Por supuesto, no podemos apagar la hoguera del rechazo con más rechazo. Eso sólo la intensifica. Esta hoguera se apaga sola, poco a poco… cuando respiras, la aceptas y dejas de alimentarla. Aceptación, amabilidad, receptividad. ¿Qué sucede cuando me relaciono conmigo (y con lo que siento) desde ahí? ¿Cómo es el ahora cuando lo acepto, cuando hago las paces con él, cuando no lo convierto en mi enemigo, incluso aunque haya dolor en él?

Desde ese lugar el dolor no es atacado. Es acogido. Ese dolor, del cual nos pasamos la vida huyendo, es precisamente el que hemos de incluir en nuestra experiencia presente, porque de hecho es parte de ella. Y no pasa nada. Tú no estás en el dolor. El dolor está en ti. Son cosas inmensamente diferentes. Darnos cuenta de ello supone una invitación a la receptividad. A la reconexión amable. Y por qué no decirlo, una invitación al amor. Cuando vuelves al amor, dejas de rechazar el dolor, porque el amor no rechaza, acepta.

Cuando eres amable con tu dolor, él es amable contigo.

Esto, por supuesto, no es un estado final al que llegamos. Es una invitación siempre presente. Momento a momento. Una invitación a expandirnos lo suficiente como para acoger tanto el dolor como el placer. Volver a la presencia, a la conexión con este instante (lo único que existe). Y quizás así, poco a poco, a nuestro estado natural de armonía y serenidad.

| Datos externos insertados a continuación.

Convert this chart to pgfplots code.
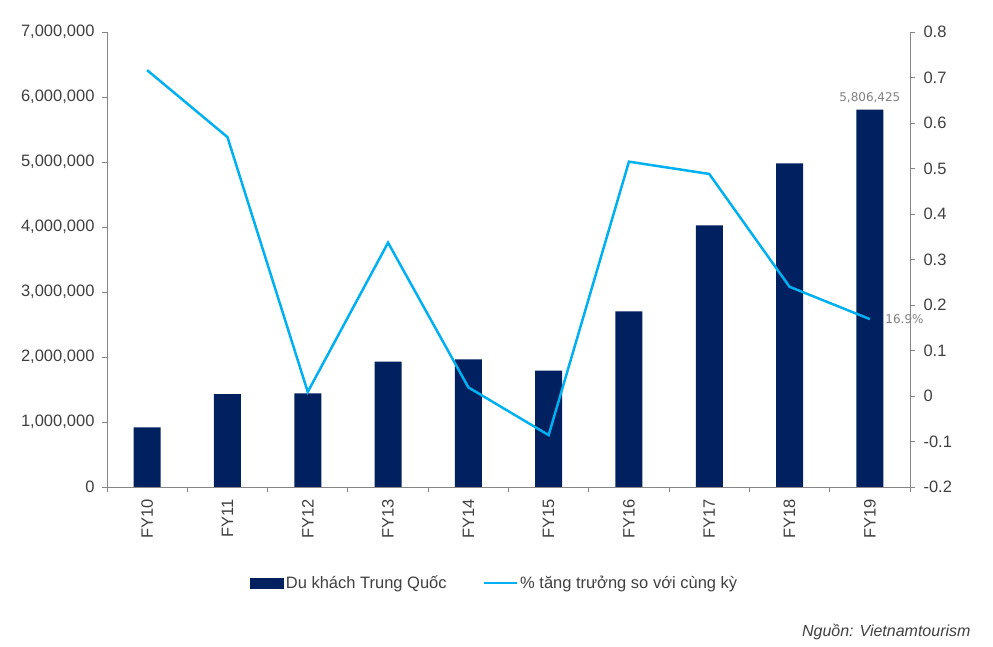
\documentclass[border=0pt]{standalone}
\usepackage{fontspec}
\setmainfont{Liberation Sans}
\newfontfamily\dejavu{DejaVu Sans}
\usepackage{pgfplots}
\usepackage{pgfplotstable}
\pgfplotsset{compat=1.18}
\definecolor{navy}{HTML}{002060}
\definecolor{cyanl}{HTML}{00B0F0}
\definecolor{axgrey}{HTML}{868686}
\definecolor{txt}{HTML}{404040}
\definecolor{lab}{HTML}{7F7F7F}

\pgfplotstableread{
x visitors growth
0 918000 0.716
1 1430000 0.569
2 1440000 0.009
3 1928000 0.337
4 1965000 0.019
5 1789000 -0.086
6 2703000 0.515
7 4026000 0.488
8 4980000 0.240
9 5806425 0.169
}\data

\begin{document}
\begin{tikzpicture}
\path[use as bounding box] (0,0) rectangle (993pt,647pt);
\pgfplotsset{
  base/.style={
    scale only axis, width=803pt, height=455pt,
    at={(107pt,160pt)}, anchor=south west,
    xmin=-0.5, xmax=9.5,
    tick align=outside, major tick length=5pt, minor tick length=5pt,
    axis line style={axgrey, line width=0.9pt},
    every tick/.style={axgrey, line width=0.9pt},
    tick label style={font=\fontsize{16.5}{19}\selectfont, text=txt},
    /pgf/number format/assume math mode=true,
  }
}
\begin{axis}[base,
  axis x line*=bottom, axis y line*=left,
  ymin=0, ymax=7000000,
  ytick={0,1000000,...,7000000},
  scaled y ticks=false,
  yticklabel style={/pgf/number format/.cd, fixed, 1000 sep={,}, /tikz/.cd, xshift=-4pt},
  xtick={0,...,9},
  xticklabels={FY10,FY11,FY12,FY13,FY14,FY15,FY16,FY17,FY18,FY19},
  major x tick style={draw=none},
  minor xtick={-0.5,0.5,...,9.5},
  xticklabel style={rotate=90, anchor=east, xshift=-4pt},
]
\addplot[ybar, bar width=27pt, fill=navy, draw=none] table[x=x, y=visitors] {\data};
\node[anchor=south, yshift=3pt, font=\dejavu\fontsize{12}{14}\selectfont, text=lab] at (axis cs:9,5806425) {5,806,425};
\end{axis}
\begin{axis}[base,
  clip=false,
  axis x line=none, axis y line*=right,
  ymin=-0.2, ymax=0.8,
  ytick={-0.2,-0.1,0,0.1,0.2,0.3,0.4,0.5,0.6,0.7,0.8},
  yticklabel style={/pgf/number format/.cd, fixed, precision=1, /tikz/.cd, xshift=5pt},
  legend columns=2,
  legend style={draw=none, at={(0.483,-0.211)}, anchor=center,
    font=\fontsize{16.5}{19}\selectfont, text=txt,
    /tikz/every even column/.append style={column sep=34pt}},
]
\addlegendimage{legend image code/.code={\fill[navy] (0pt,-5pt) rectangle (33pt,5pt);}}
\addlegendentry{Du khách Trung Quốc}
\addplot[cyanl, line width=2.5pt, mark=none,
  legend image code/.code={\draw[cyanl, line width=2.5pt] (0pt,0pt) -- (33pt,0pt);}]
  table[x=x, y=growth] {\data};
\addlegendentry{\% tăng trưởng so với cùng kỳ}
\node[anchor=west, font=\dejavu\fontsize{12}{14}\selectfont, text=lab] at (axis cs:9.15,0.169) {16.9\%};
\end{axis}
\node[anchor=east, font=\itshape\fontsize{16}{18}\selectfont, text=txt] at (974pt,15pt) {Nguồn: Vietnamtourism};
\end{tikzpicture}
\end{document}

En ese estado de dulce apertura en el que recibimos el placer y también el dolor, nos volvemos inclusivos. Nos expandimos. Dejamos de vivir en el miedo, y empezamos a vivir en la coherencia. Eso es sanar. Un estado amable desde el que somos respetuosos y cariñosos con lo que sentimos momento a momento. Y desde el que observamos cómo eso reduce nuestra lucha y nos conecta con la paz, la presencia y la coherencia.

El dolor no quiere matarnos. Es importante que lo sepamos. De hecho, puede llegar a ser el mejor de nuestros maestros. El buen maestro es el que nos enseña a ser discípulos de todo. Incluso del dolor. El buen amor es el que nos enseña a amarlo todo. Incluso el dolor. Y lo que descubrimos cuando dejamos de rechazarlo es que volvemos a la presencia consciente y amable. Una presencia que acepta, que no lucha, que incluye incluso el dolor.

Cuando dejamos que la vida nos toque, nos transformamos. Cuando rechazamos el dolor para no ser tocados por la vida, no hay cambio, y todo sigue igual.

El miedo surge del rechazo. La coherencia empieza con la aceptación. ¿Puedo aceptar este instante, incluso cuando hay dolor en él? ¿Puedo ver que eso no me hace incorrecto, sino libre? ¿Puedo ver que eso no aumenta mi perturbación, sino que la pacifica? Es una de las grandes enseñanzas que nos regala el dolor cuando dejamos de condenarlo y empezamos a atenderlo.